When Looking at Wants vs Needs in a Relationship
A relationship between two people who are in love is a wonderful thing. The bond they share is precious, and not everyone is lucky enough to find something real with another person in the artificial world we live in. A real relationship is a connection that puts both people at ease with the other. What they share among them is something that cannot be shared with others.
But people these days get into a relationship without knowing what they want out of it. They feel as if something is missing from their lives, and to fill it, they rush into a relationship and form a temporary link with another individual. This link is weak and feeble, so it breaks rather easily by the person who wants to have changed.
That’s the thing about wants vs needs in a relationship. To understand the difference between the two, try to remember how many things have been there in your life that you have wanted? A car, phone, or laptop? Any materialistic thing that you just wanted and got it, what happened later? The feeling of wanting it ended because you got it. That is what happens when you want something or someone. As soon as you have it or have them, you no longer feel like wanting it or wanting them. You get bored.

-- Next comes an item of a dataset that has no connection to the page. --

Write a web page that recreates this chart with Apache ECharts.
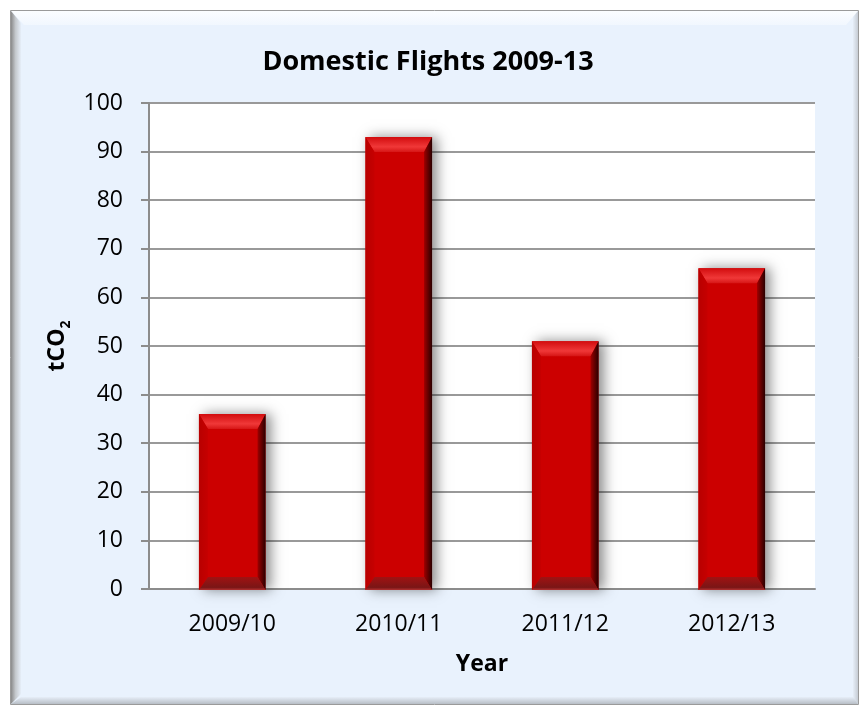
<!DOCTYPE html>
<html>
<head>
<meta charset="utf-8">
<title>Domestic Flights 2009-13</title>
<script src="https://cdn.jsdelivr.net/npm/echarts@6/dist/echarts.min.js"></script>
<style>
  html, body { margin: 0; padding: 0; background: #ffffff; }
  #chart { width: 862px; height: 706px; }
</style>
</head>
<body>
<div id="chart"></div>
<script>
// Domestic flight emissions per financial year (tCO2)
const categories = ['2009/10', '2010/11', '2011/12', '2012/13'];
const emissions = [36, 93, 51, 66];

// Value axis range
const yMin = 0;
const yMax = 100;
const yStep = 10;

const FONT = 'Open Sans';

// Bevelled bar: flat face with four sloped edges and a soft drop shadow
function renderBevelBar(params, api) {
  const idx = api.value(0);
  const val = api.value(1);
  const top = api.coord([idx, val]);
  const base = api.coord([idx, 0]);
  const w = api.size([1, 0])[0] * 0.4;
  const x0 = top[0] - w / 2, x1 = top[0] + w / 2;
  const y0 = top[1], y1 = base[1] + 1;
  const t = 15, b = 13, l = 9, r = 8;
  const grad = (x, y, x2, y2, stops) => ({
    type: 'linear', x: x, y: y, x2: x2, y2: y2, global: false,
    colorStops: stops.map(s => ({ offset: s[0], color: s[1] }))
  });
  return {
    type: 'group',
    children: [
      {
        type: 'rect',
        shape: { x: x0, y: y0, width: w, height: y1 - y0 },
        style: {
          fill: '#cc0000',
          shadowBlur: 12,
          shadowOffsetX: 5,
          shadowOffsetY: 0,
          shadowColor: 'rgba(0,0,0,0.45)'
        }
      },
      {
        type: 'polygon',
        shape: { points: [[x0, y0], [x1, y0], [x1 - r, y0 + t], [x0 + l, y0 + t]] },
        style: { fill: grad(0, 0, 0, 1, [[0, '#d20c0e'], [0.65, '#f03838'], [1, '#d61616']]) }
      },
      {
        type: 'polygon',
        shape: { points: [[x0, y0], [x0 + l, y0 + t], [x0 + l, y1 - b], [x0, y1]] },
        style: { fill: grad(0, 0, 1, 0, [[0, '#b80000'], [1, '#c60000']]) }
      },
      {
        type: 'polygon',
        shape: { points: [[x1, y0], [x1 - r, y0 + t], [x1 - r, y1 - b], [x1, y1]] },
        style: { fill: grad(0, 0, 1, 0, [[0, '#9e0000'], [1, '#2a0000']]) }
      },
      {
        type: 'polygon',
        shape: { points: [[x0, y1], [x1, y1], [x1 - r, y1 - b], [x0 + l, y1 - b]] },
        style: { fill: grad(0, 0, 0, 1, [[0, '#a01212'], [0.8, '#7a1616'], [1, '#b03030']]) }
      }
    ]
  };
}

const chart = echarts.init(document.getElementById('chart'), null, { renderer: 'canvas' });

const option = {
  backgroundColor: '#ffffff',
  animation: false,
  title: {
    text: 'Domestic Flights 2009-13',
    left: 428,
    top: 62,
    textAlign: 'center',
    textVerticalAlign: 'middle',
    padding: 0,
    textStyle: { fontFamily: FONT, fontSize: 27, fontWeight: 'bold', color: '#000000' }
  },
  graphic: [
    // chart panel with bevelled frame
    {
      type: 'rect', z: -10, silent: true,
      shape: { x: 10.5, y: 10.5, width: 848, height: 694 },
      style: { fill: '#e9f2fd', stroke: '#9a9a9a', lineWidth: 1 }
    },
    {
      type: 'polygon', z: -9, silent: true,
      shape: { points: [[11, 11], [858, 11], [846, 25], [24, 25]] },
      style: {
        fill: { type: 'linear', x: 0, y: 0, x2: 0, y2: 1, colorStops: [
          { offset: 0, color: '#fbfdff' }, { offset: 1, color: '#f1f7fe' }] }
      }
    },
    {
      type: 'polygon', z: -8, silent: true,
      shape: { points: [[11, 11], [21, 23], [21, 694], [11, 704]] },
      style: {
        fill: { type: 'linear', x: 0, y: 0, x2: 1, y2: 0, colorStops: [
          { offset: 0, color: '#8a8a8a' }, { offset: 0.45, color: '#c4c8cc' }, { offset: 1, color: '#e6eef8' }] }
      }
    },
    {
      type: 'polygon', z: -8, silent: true,
      shape: { points: [[858, 11], [853, 17], [853, 699], [858, 704]] },
      style: {
        fill: { type: 'linear', x: 0, y: 0, x2: 1, y2: 0, colorStops: [
          { offset: 0, color: '#e6eef8' }, { offset: 1, color: '#c6ccd4' }] }
      }
    },
    {
      type: 'polygon', z: -8, silent: true,
      shape: { points: [[11, 704], [21, 697], [853, 697], [858, 704]] },
      style: {
        fill: { type: 'linear', x: 0, y: 0, x2: 0, y2: 1, colorStops: [
          { offset: 0, color: '#e6eef8' }, { offset: 1, color: '#b8bec6' }] }
      }
    }
  ],
  grid: {
    left: 149,
    right: 47,
    top: 103,
    bottom: 117,
    show: true,
    backgroundColor: '#ffffff',
    borderWidth: 0,
    containLabel: false
  },
  xAxis: {
    type: 'category',
    data: categories,
    name: 'Year',
    nameLocation: 'middle',
    nameGap: 64,
    nameTextStyle: { fontFamily: FONT, fontSize: 23, fontWeight: 'bold', color: '#000000' },
    axisLine: { show: true, lineStyle: { color: '#8c8c8c', width: 2 } },
    axisTick: { show: false },
    axisLabel: { fontFamily: FONT, fontSize: 23, color: '#000000', margin: 24 },
    splitLine: { show: false }
  },
  yAxis: {
    type: 'value',
    min: yMin,
    max: yMax,
    interval: yStep,
    name: '{a|tCO}{b|2}',
    nameLocation: 'middle',
    nameRotate: 90,
    nameGap: 76,
    nameTextStyle: {
      rich: {
        a: { fontFamily: FONT, fontSize: 23, fontWeight: 'bold', color: '#000000', lineHeight: 30 },
        b: { fontFamily: FONT, fontSize: 14, fontWeight: 'bold', color: '#000000', lineHeight: 14, verticalAlign: 'bottom' }
      }
    },
    axisLine: { show: true, lineStyle: { color: '#8c8c8c', width: 2 } },
    axisTick: { show: true, inside: false, length: 8, lineStyle: { color: '#8c8c8c', width: 2 } },
    axisLabel: { fontFamily: FONT, fontSize: 23, color: '#000000', margin: 26 },
    splitLine: { show: true, lineStyle: { color: '#999999', width: 2 } }
  },
  series: [
    {
      type: 'custom',
      name: 'tCO2',
      renderItem: renderBevelBar,
      encode: { x: 0, y: 1 },
      data: emissions.map((v, i) => [i, v]),
      z: 3
    }
  ]
};

chart.setOption(option);
</script>
</body>
</html>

Now let’s explore needs. To need something means you need it in your life, and it is almost impossible to continue living without that particular thing. For example, oxygen is a need, water is a need, and living under a stable roof is a need. Nobody gets bored with living in a house. You’re always going to need to live in a house. Just like that, when there is a true connection with someone, which is very rare to find, you will always need them in your lives.
Their existence and their presence will surpass the mere feeling of want and reach a level of need.
Now that the concept of differences between wants and needs has been established, what a person wants vs needs in a relationship can be more easily figured out between partners. When you are looking for a want in a relationship, try to consider the real ones from temporary ones. And when you are talking about the needs in a relationship, be careful to emphasize long term needs for both you and your partner.